Lloyd, who memorably scored three goals in the opening 16 minutes of the U.S. victory in the 2015 Women’s World Cup final, is retiring from soccer after a decorated career that includes two World Cup titles and a pair of Olympic gold medals.
Admired by teammates and fans alike for her fierce determination, Lloyd will say goodbye when the U.S. takes the field against South Korea in St. Paul, Minnesota.
“Sure there were times where maybe my focus was too intense, but I gave it all I had. And I think that’s what’s really special, walking away from this is knowing that I did give it all I have,” she said.
“This next phase of mine, I think, is going to be no different. I’m going to find something that I’m passionate about and do it to the best of my ability. I want to eventually start a family with my husband and want to be the best mom and strive to be the best wife that I possibly can,” she added. “Yes, it’s going to be a little different. I’m not going to be feeling the pressure of having to perform in World Cups and Olympics, but I got to do that. Now I’ll just shift gears and do something different.”
Lloyd ranks second in the world for most-ever international appearances after having played in 315 career games. She has scored 134 goals with the U.S., third most in the history of the women’s team.
Lloyd hinted for more than a year that she was nearing the end of her career before the Tokyo Olympics. The United States won the bronze medal this summer, with Lloyd scoring a pair of goals in a 4-3 victory over Australia.
She became the first American to score in four different Olympics, and her 10 total goals in the event set a new record among U.S. players.
“She’s a soccer icon everywhere in the world. I’ve said this before: If she was a male soccer player in Europe, we would have statues of Carli Lloyd all over the country, in Europe. I mean, streets would be named after her, complexes, stadiums, everything. That’s how big she is,” U.S. coach Vlatko Andonovski said.
Following the team’s 0-0 draw last week against South Korea in Kansas City, Kansas, Lloyd passed her No. 10 jersey to teammate Lindsey Horan, who will wear the number starting in 2022. Horan was honored before the game for her 100th appearance with the team.
“I think it was probably one of the most special moments in my career,” Horan said, close to tears. “I think Carli Lloyd is truly one of the most incredible women’s national team players that has come through the system. And over the past few years, she’s been such a role model for me and I’ve gotten closer and closer with her and gotten to learn so much from her.”
Lloyd, who made her first appearance with the senior national team in 2005, is probably best known for her hat trick that led the United States to a 5-2 victory over Japan in the 2015 World Cup final.
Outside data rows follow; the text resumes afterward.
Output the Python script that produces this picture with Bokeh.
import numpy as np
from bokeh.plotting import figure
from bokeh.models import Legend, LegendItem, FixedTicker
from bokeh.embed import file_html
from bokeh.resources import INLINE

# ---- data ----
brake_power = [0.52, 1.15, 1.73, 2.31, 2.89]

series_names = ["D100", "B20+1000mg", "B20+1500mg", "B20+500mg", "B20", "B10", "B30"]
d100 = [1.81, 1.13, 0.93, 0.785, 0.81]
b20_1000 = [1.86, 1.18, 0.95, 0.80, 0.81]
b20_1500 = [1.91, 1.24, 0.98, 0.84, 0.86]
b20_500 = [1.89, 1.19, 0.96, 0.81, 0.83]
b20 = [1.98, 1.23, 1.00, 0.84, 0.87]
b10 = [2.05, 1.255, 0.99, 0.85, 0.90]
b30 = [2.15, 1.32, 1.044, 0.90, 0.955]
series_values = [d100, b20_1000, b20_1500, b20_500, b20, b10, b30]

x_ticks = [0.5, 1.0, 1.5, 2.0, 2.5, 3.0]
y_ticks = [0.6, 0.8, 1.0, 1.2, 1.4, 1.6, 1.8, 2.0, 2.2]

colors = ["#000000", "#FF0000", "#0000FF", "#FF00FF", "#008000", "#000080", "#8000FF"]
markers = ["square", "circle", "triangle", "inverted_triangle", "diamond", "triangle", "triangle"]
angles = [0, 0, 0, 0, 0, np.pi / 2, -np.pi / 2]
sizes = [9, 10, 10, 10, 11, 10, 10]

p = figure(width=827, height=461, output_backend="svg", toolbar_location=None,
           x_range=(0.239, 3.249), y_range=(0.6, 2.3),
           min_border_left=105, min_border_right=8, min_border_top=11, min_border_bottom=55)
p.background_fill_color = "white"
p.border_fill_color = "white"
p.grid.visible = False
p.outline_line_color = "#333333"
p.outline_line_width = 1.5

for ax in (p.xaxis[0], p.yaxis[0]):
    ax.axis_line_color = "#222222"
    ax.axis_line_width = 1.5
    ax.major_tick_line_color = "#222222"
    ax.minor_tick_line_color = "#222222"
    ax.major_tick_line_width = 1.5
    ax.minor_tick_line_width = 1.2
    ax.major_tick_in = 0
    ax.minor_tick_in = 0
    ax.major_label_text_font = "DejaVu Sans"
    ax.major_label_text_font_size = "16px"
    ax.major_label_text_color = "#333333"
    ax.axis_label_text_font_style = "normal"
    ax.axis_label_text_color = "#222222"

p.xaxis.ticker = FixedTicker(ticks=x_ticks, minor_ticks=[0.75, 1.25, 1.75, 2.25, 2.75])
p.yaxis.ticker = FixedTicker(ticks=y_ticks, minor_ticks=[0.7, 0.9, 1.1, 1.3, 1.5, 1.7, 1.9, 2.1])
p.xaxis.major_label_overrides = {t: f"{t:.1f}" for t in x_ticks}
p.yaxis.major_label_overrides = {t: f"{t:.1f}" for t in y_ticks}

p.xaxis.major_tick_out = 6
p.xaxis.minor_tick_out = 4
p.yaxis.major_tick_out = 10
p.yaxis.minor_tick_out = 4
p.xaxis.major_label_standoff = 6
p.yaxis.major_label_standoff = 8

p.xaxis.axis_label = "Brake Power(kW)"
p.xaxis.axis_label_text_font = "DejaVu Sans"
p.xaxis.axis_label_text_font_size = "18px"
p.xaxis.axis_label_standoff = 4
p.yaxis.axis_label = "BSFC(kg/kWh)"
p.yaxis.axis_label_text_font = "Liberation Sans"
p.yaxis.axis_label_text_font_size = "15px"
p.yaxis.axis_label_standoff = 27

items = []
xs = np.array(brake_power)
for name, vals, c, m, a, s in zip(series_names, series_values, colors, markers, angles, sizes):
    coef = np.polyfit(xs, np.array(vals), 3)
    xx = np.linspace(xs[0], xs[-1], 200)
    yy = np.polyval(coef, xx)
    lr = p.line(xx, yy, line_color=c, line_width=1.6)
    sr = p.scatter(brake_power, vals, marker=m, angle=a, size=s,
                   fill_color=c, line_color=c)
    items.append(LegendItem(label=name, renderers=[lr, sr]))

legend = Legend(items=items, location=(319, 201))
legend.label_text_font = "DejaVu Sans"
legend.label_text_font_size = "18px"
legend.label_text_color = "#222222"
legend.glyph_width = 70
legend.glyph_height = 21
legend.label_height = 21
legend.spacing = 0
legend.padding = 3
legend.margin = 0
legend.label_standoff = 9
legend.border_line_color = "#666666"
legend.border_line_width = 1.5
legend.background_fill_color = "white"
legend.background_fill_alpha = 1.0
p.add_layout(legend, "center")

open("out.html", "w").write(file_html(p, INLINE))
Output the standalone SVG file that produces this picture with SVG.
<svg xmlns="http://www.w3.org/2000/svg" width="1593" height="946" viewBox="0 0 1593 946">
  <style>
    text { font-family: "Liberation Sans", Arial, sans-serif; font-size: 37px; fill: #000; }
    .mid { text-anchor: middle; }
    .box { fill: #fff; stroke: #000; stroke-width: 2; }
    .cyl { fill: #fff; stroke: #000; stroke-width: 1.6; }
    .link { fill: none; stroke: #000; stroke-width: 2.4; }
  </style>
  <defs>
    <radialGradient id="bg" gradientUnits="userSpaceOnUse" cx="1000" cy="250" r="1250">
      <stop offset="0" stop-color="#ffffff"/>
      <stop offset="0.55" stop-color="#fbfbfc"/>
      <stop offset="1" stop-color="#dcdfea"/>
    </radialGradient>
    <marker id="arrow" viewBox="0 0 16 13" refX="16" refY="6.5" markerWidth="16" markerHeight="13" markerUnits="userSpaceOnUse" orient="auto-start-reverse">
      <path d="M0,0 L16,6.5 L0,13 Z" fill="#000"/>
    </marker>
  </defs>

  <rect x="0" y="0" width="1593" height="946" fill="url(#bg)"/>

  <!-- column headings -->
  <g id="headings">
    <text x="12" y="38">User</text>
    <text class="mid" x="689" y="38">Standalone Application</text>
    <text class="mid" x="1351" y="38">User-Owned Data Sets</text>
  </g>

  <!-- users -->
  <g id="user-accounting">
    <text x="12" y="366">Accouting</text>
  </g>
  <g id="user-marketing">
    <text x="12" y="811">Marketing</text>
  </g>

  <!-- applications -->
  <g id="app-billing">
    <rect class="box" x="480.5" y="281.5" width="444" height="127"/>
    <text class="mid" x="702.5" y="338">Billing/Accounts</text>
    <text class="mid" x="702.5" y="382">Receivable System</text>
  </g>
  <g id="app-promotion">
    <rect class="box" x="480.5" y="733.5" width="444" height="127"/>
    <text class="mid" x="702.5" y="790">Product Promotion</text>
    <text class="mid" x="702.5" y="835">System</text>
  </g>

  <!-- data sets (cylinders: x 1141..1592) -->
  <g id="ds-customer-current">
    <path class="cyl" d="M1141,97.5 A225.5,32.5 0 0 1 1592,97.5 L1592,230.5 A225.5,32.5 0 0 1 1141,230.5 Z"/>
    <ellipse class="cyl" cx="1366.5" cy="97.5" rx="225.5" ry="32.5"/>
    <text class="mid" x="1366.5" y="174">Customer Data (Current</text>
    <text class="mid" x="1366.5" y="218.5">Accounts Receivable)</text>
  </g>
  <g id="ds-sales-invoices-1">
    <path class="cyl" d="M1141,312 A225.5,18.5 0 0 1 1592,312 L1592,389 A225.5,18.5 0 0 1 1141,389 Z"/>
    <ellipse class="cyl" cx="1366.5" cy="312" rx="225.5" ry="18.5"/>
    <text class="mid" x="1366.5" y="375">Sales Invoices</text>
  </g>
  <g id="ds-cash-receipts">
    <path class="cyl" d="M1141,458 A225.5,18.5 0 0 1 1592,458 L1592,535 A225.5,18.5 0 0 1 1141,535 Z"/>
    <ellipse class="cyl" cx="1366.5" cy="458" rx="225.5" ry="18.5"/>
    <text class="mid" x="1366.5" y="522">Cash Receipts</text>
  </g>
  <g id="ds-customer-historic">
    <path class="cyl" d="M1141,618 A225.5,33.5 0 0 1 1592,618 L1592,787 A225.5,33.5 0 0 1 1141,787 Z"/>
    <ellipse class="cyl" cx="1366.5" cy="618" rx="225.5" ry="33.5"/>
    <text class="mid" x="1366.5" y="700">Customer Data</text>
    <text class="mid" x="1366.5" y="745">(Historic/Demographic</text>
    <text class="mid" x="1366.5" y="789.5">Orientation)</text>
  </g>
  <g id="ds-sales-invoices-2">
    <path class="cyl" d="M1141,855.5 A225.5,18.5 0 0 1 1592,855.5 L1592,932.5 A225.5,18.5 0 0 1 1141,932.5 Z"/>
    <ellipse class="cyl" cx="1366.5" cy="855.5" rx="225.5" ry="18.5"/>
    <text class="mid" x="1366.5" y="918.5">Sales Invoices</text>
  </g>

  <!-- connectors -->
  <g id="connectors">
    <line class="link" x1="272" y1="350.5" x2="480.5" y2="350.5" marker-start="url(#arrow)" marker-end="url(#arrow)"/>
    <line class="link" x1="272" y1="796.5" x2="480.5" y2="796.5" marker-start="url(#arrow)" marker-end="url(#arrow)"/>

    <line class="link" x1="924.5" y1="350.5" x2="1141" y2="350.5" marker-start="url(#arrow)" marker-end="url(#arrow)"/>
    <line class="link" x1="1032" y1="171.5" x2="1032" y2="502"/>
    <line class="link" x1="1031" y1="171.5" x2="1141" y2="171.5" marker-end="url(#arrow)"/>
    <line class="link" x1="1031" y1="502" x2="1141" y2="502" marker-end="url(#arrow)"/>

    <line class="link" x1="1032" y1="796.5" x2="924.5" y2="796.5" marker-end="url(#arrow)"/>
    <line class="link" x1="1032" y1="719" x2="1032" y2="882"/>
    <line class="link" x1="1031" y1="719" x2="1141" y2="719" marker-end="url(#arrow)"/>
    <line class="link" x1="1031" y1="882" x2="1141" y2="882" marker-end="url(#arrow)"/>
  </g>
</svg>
Her third goal in that match was a blistering strike from midfield.
At the 2008 Beijing Olympics, Lloyd scored in a 1-0 overtime victory over Brazil for the gold medal. Four years later, she scored both goals in the gold-medal match against Japan at Wembley Stadium, becoming the only player to score winning goals in consecutive Olympic finals.
A New Jersey native, Lloyd has also played professionally for some 12 years, spanning stints in the now-defunct Women’s Professional Soccer league and the National Women’s Soccer League. She also played briefly with Manchester United.
Along the way, she’s said, she tried to play each game as if it were her last. But on Tuesday she said she’ll allow herself to enjoy the moment.
“I’m going to let the emotions flow the way they’re gonna flow. I think I’ve been iced-out Carli for so long, and people have always seen that, people haven’t seen the different side of me. But I’m going to savor it,” she said. “I think it’s going to be truly special for one last time to give everything I have for this team, for the crest, for the country, for the fans. I’m going to soak it all in, that’s for sure.”
After the United States’ run to the 2019 World Cup title, Lloyd said she would try to make the roster for the Tokyo Games, but it would likely be her last major tournament with the national team.
When the Olympics were pushed back a year because of the coronavirus pandemic, Lloyd underwent a knee procedure and worked her way back under a new trainer. She took advantage of the downtime to reconnect with her family, from whom she’d been estranged for much of her career.
Her family will be in the stands to cheer for her Tuesday.
“Having them here being able to close out my career is going to be the one of the best things that’s ever probably happened to me,” she said. “Just knowing I can walk away, at peace and content, is really, really special.”